The maximum total credit amount available to families caps at $3,000 per year, penalizing larger families since the credit amount is effectively $0 for any child after the third. 

The credit is layered atop Minnesota’s existing dependent exemption, which also provides support for families with children. This creates two drawbacks. First, families must navigate a complicated maze of overlapping benefits where they may find their child tax credit phasing out as their dependent exemption is phasing in as their income rises. Second, it misses the opportunity to reduce overall costs while making all families better off by consolidating and streamlining benefits.

Improvements

The most straightforward way to improve the credit is to eliminate the phase-out altogether and offset some of the cost by removing the dependent exemption. This would eliminate work and marriage penalties and make all families better off. Still, the drawback to this approach is that the cost is likely to be prohibitively expensive. 

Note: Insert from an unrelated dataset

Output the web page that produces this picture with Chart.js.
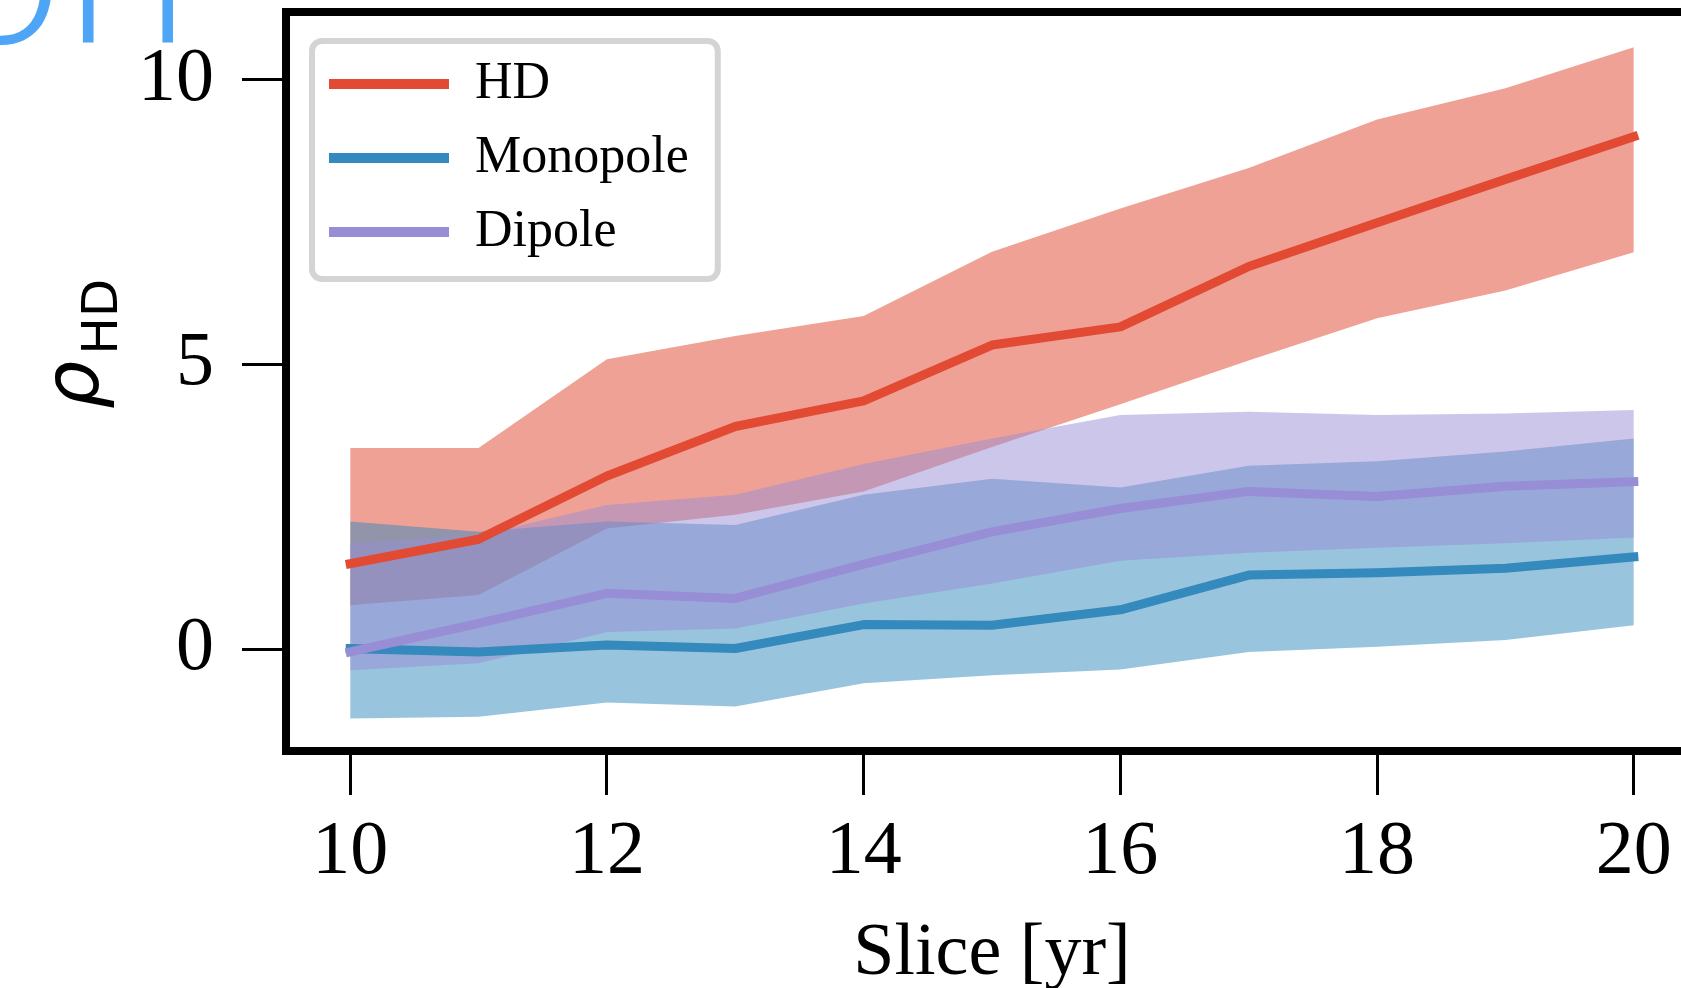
<!DOCTYPE html>
<html>
<head>
<meta charset="utf-8">
<title>rho_HD vs slice</title>
<script src="https://cdn.jsdelivr.net/npm/chart.js@4.4.1/dist/chart.umd.min.js"></script>
<style>
  html, body { margin: 0; padding: 0; background: #fff; overflow: hidden; }
  #wrap { position: relative; width: 1760px; height: 988px; }
</style>
</head>
<body>
<div id="wrap"><canvas id="myChart"></canvas></div>
<script>
// slice length in years
const slices = [10, 11, 12, 13, 14, 15, 16, 17, 18, 19, 20];
const xTicks = [10, 12, 14, 16, 18, 20];
const yTicks = [0, 5, 10];

// median and band edges per correlation model
const hdMid = [1.50, 1.93, 3.04, 3.91, 4.36, 5.34, 5.66, 6.72, 7.49, 8.25, 9.00];
const hdHigh = [3.53, 3.53, 5.09, 5.50, 5.85, 6.98, 7.74, 8.45, 9.30, 9.85, 10.57];
const hdLow = [0.77, 0.95, 2.12, 2.36, 2.77, 3.55, 4.30, 5.07, 5.81, 6.30, 6.97];

const monoMid = [0.01, -0.05, 0.07, 0.01, 0.43, 0.42, 0.69, 1.30, 1.34, 1.42, 1.62];
const monoHigh = [2.24, 2.06, 2.24, 2.18, 2.71, 2.99, 2.84, 3.22, 3.30, 3.47, 3.70];
const monoLow = [-1.22, -1.19, -0.94, -1.01, -0.60, -0.46, -0.36, -0.05, 0.04, 0.16, 0.42];

const dipMid = [-0.05, 0.45, 0.98, 0.89, 1.49, 2.06, 2.47, 2.77, 2.68, 2.86, 2.94];
const dipHigh = [1.86, 2.00, 2.53, 2.71, 3.25, 3.70, 4.11, 4.17, 4.11, 4.14, 4.20];
const dipLow = [-0.37, -0.25, 0.30, 0.36, 0.80, 1.15, 1.55, 1.69, 1.78, 1.86, 1.96];

const names = ['HD', 'Monopole', 'Dipole'];
const mids = [hdMid, monoMid, dipMid];
const highs = [hdHigh, monoHigh, dipHigh];
const lows = [hdLow, monoLow, dipLow];
const lineColors = ['#E24A33', '#348ABD', '#988ED5'];
const bandColors = ['rgba(226,74,51,0.52)', 'rgba(52,138,189,0.5)', 'rgba(152,142,213,0.5)'];

const serif = '"Liberation Serif", "Times New Roman", serif';

function pts(vals) {
    return slices.map((x, i) => ({x: x, y: vals[i]}));
}

var datasets = [];
// lines first so the legend picks them up in this order
for (var i = 0; i < names.length; i++) {
    datasets.push({
        label: names[i],
        data: pts(mids[i]),
        borderColor: lineColors[i],
        backgroundColor: lineColors[i],
        borderWidth: 9,
        borderCapStyle: 'square',
        borderJoinStyle: 'round',
        pointRadius: 0,
        pointStyle: 'line',
        fill: false,
        order: 3 - i
    });
}
// shaded bands, HD underneath
for (var i = 0; i < names.length; i++) {
    datasets.push({
        label: '',
        data: pts(highs[i]),
        borderWidth: 0,
        borderColor: 'transparent',
        backgroundColor: bandColors[i],
        pointRadius: 0,
        fill: '+1',
        order: 30 - 10 * i
    });
    datasets.push({
        label: '',
        data: pts(lows[i]),
        borderWidth: 0,
        borderColor: 'transparent',
        pointRadius: 0,
        fill: false,
        order: 31 - 10 * i
    });
}

// box around the plot area
const frame = {
    id: 'frame',
    afterLayout(chart) {
        const lg = chart.legend;
        const a = chart.chartArea;
        if (!lg) return;
        lg.left = a.left + 21;
        lg.right = lg.left + lg.width;
        lg.top = a.top + 24;
        lg.bottom = lg.top + lg.height;
    },
    afterDraw(chart) {
        const ctx = chart.ctx;
        const a = chart.chartArea;
        ctx.save();
        ctx.lineWidth = 8;
        ctx.strokeStyle = '#000';
        ctx.strokeRect(a.left, a.top, a.right - a.left, a.bottom - a.top);

        // legend border
        const boxes = chart.legend.legendHitBoxes;
        if (boxes && boxes.length) {
            var l = Infinity, r = -Infinity;
            boxes.forEach(b => { l = Math.min(l, b.left); r = Math.max(r, b.left + b.width); });
            const last = boxes[boxes.length - 1];
            const t = boxes[0].top - 17;
            const btm = last.top + last.height + 21;
            ctx.lineWidth = 6;
            ctx.strokeStyle = '#d4d4d4';
            ctx.beginPath();
            ctx.roundRect(l - 17, t, r - l + 46, btm - t, 10);
            ctx.stroke();
        }
        ctx.restore();
    }
};

// rho_HD axis label, rotated, with subscript
const yTitle = {
    id: 'yTitle',
    afterDraw(chart) {
        const ctx = chart.ctx;
        const a = chart.chartArea;
        ctx.save();
        ctx.translate(0, a.top + 397);
        ctx.rotate(-Math.PI / 2);
        ctx.fillStyle = '#000';
        ctx.textBaseline = 'alphabetic';
        ctx.textAlign = 'left';
        ctx.font = 'italic 76px "DejaVu Sans"';
        ctx.fillText('\u03C1', 0, a.left - 188);
        const w = ctx.measureText('\u03C1').width;
        ctx.font = '50px "DejaVu Sans"';
        ctx.fillText('HD', w + 6, a.left - 169);
        ctx.restore();
    }
};

// tail of the heading above the figure
const heading = {
    id: 'heading',
    afterDraw(chart) {
        const ctx = chart.ctx;
        ctx.save();
        ctx.fillStyle = '#4EA5F6';
        ctx.font = '300 215px "Open Sans"';
        ctx.textBaseline = 'alphabetic';
        ctx.fillText('on', -62, 43);
        ctx.restore();
    }
};

var myChart = new Chart('myChart', {
    type: 'line',
    data: {datasets: datasets},
    plugins: [frame, yTitle, heading],
    options: {
        responsive: true,
        maintainAspectRatio: false,
        animation: false,
        devicePixelRatio: 1,
        layout: {padding: {top: 12, right: 62, left: 0, bottom: 0}},
        plugins: {
            filler: {drawTime: 'beforeDatasetsDraw'},
            tooltip: {enabled: false},
            legend: {
                position: 'chartArea',
                align: 'start',
                labels: {
                    usePointStyle: true,
                    pointStyleWidth: 120,
                    color: '#000',
                    padding: 22,
                    font: {family: serif, size: 52},
                    generateLabels: chart => Chart.defaults.plugins.legend.labels.generateLabels(chart)
                        .filter(item => item.datasetIndex < names.length)
                        .sort((p, q) => p.datasetIndex - q.datasetIndex)
                        .map(item => Object.assign(item, {lineCap: 'butt', lineWidth: 10}))
                }
            }
        },
        scales: {
            x: {
                type: 'linear',
                min: 9.5,
                max: 20.5,
                afterBuildTicks: s => { s.ticks = xTicks.map(v => ({value: v})); },
                afterFit: s => { s.height = 237; s.paddingLeft = 0; s.paddingRight = 0; },
                border: {display: false},
                grid: {display: true, drawOnChartArea: false, drawTicks: true, tickLength: 44, tickWidth: 3, tickColor: '#000'},
                ticks: {color: '#000', font: {family: serif, size: 76}, padding: 12, maxRotation: 0, autoSkip: false},
                title: {display: true, text: 'Slice [yr]', color: '#000', font: {family: serif, size: 74}, padding: {top: 0, bottom: -11}}
            },
            y: {
                type: 'linear',
                min: -1.79,
                max: 11.19,
                afterBuildTicks: s => { s.ticks = yTicks.map(v => ({value: v})); },
                afterFit: s => { s.width = 286; s.paddingTop = 0; s.paddingBottom = 0; },
                border: {display: false},
                grid: {display: true, drawOnChartArea: false, drawTicks: true, tickLength: 44, tickWidth: 3, tickColor: '#000'},
                ticks: {color: '#000', font: {family: serif, size: 76}, padding: 28}
            }
        }
    }
});
</script>
</body>
</html>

Alternatively, a more fiscally responsible incremental reform might involve:

  • Ensuring the phaseout threshold for married couples is double that of single heads of household (e.g. $33,000 and $66,000).
  • Reducing the phase-out rate from 10 percent to 5 percent  
  • Phasing the credit down to $380 (close to the maximum value of the dependent exemption) rather than phasing it out altogether. 

Eliminating the dependent exemption would cover much of the cost of these changes. It would reduce penalties, simplify access, and broaden the credit’s benefit to more families making less than the state’s median income.